Auch als Scholz neulich bei seiner doch eher offiziösen Washington-Reise im entschieden schlabbernden Freizeitlook, im Grunde einem Schlafanzug, aus dem Flugzeug stieg, warf das vor allem die Frage auf, ob er dafür zu Hause im Bett womöglich Smoking trägt.

Zumal dort, in den USA, am besten zu lernen gewesen wäre, wie "casual" richtig geht - und wann es angemessen ist. Barack Obama, der gewiefte Styler, hat das so perfekt verstanden wie kaum einer vor ihm. Es gab und gibt praktisch kein peinliches Bild von ihm. Und diese absolute Beherrschung der eigenen Persona und der Bilder davon war gerade in seinem Fall keineswegs nur eine Sache persönlicher Eitelkeit. Sie war politisch elementar. Selbst bei Trump hatte man immer das Gefühl, dass er auch seine clownesken Aspekte ganz genauso gewollt, kalkuliert und im Griff hatte, einschließlich der schlimmen, signalroten Da-geht's-runter-Pfeile, die dieser Mann anstelle von Krawatten trug; deswegen ließ er schließlich sein Sakko auch beim Stehen ständig offen.

Niemand, nicht einmal ein Parteifreund, kann einem Politiker je so gefährlich werden wie ein Fotograf

Politiker seien aber doch auch nur Menschen, heißt es dann oft. Das trifft allerdings auch auf Fotografen zu, und die können manchmal ganz schön unbarmherzige Menschen sein. Politiker wiederum sind daher Menschen, die aus beruflichen Gründen wissen sollten, dass ihnen niemand, nicht einmal ein Parteifreund, je so gefährlich werden kann wie ein Fotograf, der genau dann abdrückt, wenn zufällig alles das schön sinnfällig zusammenkommt, was nach Ansicht der Gegner ohnehin gegen einen spricht. Aber wenn Fotografen derart dazu eingeladen werden, kann man ihnen auch keinen Vorwurf machen.

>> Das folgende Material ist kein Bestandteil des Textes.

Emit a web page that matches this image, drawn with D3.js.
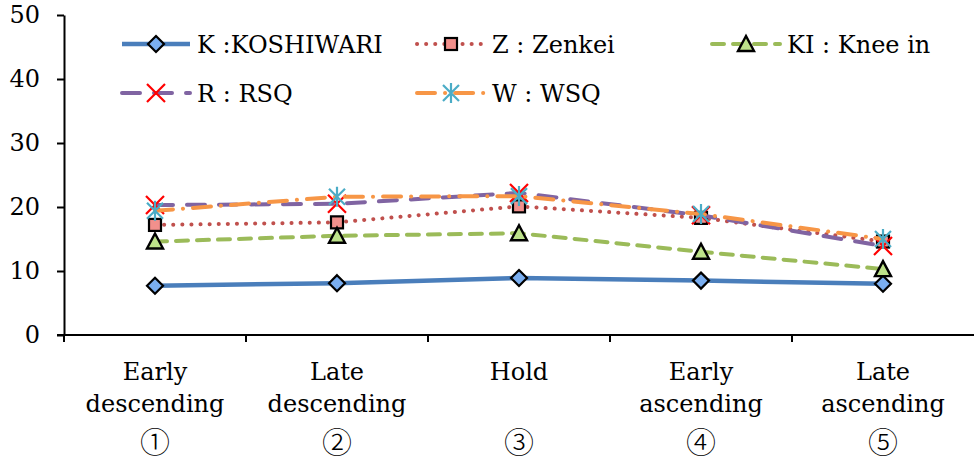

Vor einer Wahl, bei denen es vielen im Land wesentlich darauf ankommt, welcher der drei Kanzlerkandidaten es hoffentlich nicht wird, könnte das am Ende noch eine gute Nachricht für die Liberalen sein, die einfach nur stillhalten müssten, weil sie schließlich gar keinen Kandidaten in diesem Sinne haben. Es sei denn, Christian Lindner machte sich noch zu einem, indem er, sagen wir, herzförmige Geschenkbrezeln mit FDP-Schleifchen in die Kamera hält oder in aprikosenfarbenen Poloshirts posiert wie einer, der auf dem Weg zum Golfplatz bisschen flott wirken ... Sekunde ... Zuruf aus der Bildredaktion in diesem Moment ...

Christian Lindner mit Herz aus Lauge. (Foto: Steffi Adam/imago images/Future Image)

Habe er soeben erledigt. Im Sinne eines fairen Wahlkampfs ist das wirklich anständig.